Part of the problem is its customers, or, more accurately, fears about their near-term prospects. Analyst Megan MacNeill of Haywood Securities Inc. notes the company’s commercial business, which supplies about 40 per cent of profits, is “exceptionally vulnerable to the level of activity in Canada’s primary industries” — energy and mining, and the pulp and paper industry.
Its retail stores face significant competition (although Ms. MacNeill notes many are in rural areas with fewer players).
And one-quarter of the fuel it sells comes from the refineries of Suncor; that deal, with its appealing margins, is slated to end at the close of 2013. The company says it won’t face a supply disruption, but the market seems less sure.

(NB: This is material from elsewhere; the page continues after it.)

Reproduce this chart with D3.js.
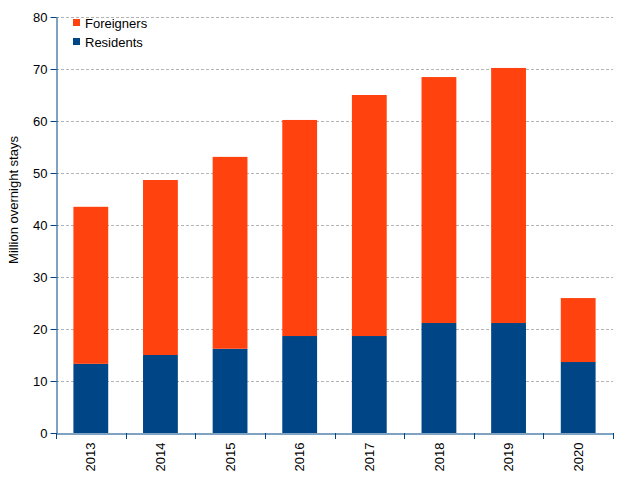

Given such uncertainties, why would investors want to buy in? Analysts say the company’s healthy balance sheet, track record for acquisitions, current cost-management plans, and conservative earnings guidance all add up to a healthy long-term bet.
Analyst Derek Dley of CanAccord Genuity, who has a “buy” rating and $20.50 target price (about 15 per cent above current levels), says he believes the company will produce $212-million of EBITDA, or earnings before interest, taxes, depreciation and amortization, versus the company’s guidance of $190-million.
Parkland has a goal of doubling 2011 EBITDA of $125-million by 2016. It hopes to add $55-million of that via acquisition; one year after announcing the plan, it has already added $27-million, Mr. Dley notes.
While the company has debt – about $315-million worth, net of cash, as of March 31 – it represents just 1.6 times its EBITDA. That suggests it can continue to make deals, Mr. Dley says.
Ms. MacNeill, who has a $19.50 target price, says she believes the company “will continue to exert itself as the prominent industry consolidator, leading to future revenue growth and margin improvement through greater economies of scale.”
She sees a dividend payout ratio of just 50 per cent of the company’s “distributable cash flow” in 2013. That moderate payout, combined with rising earnings and a dividend reinvestment plan that’s popular among Parkland’s shareholders, causes Ms. MacNeill to forecast dividend increases of about 4 per cent in each of the next three years.
Certainly, Parkland isn’t without risk. Companies that deal in commodities and want to grow by a stream of deal-making can easily make a misstep. So far, however, Parkland’s management has made the right moves, making the shares an intriguing option to energize a portfolio.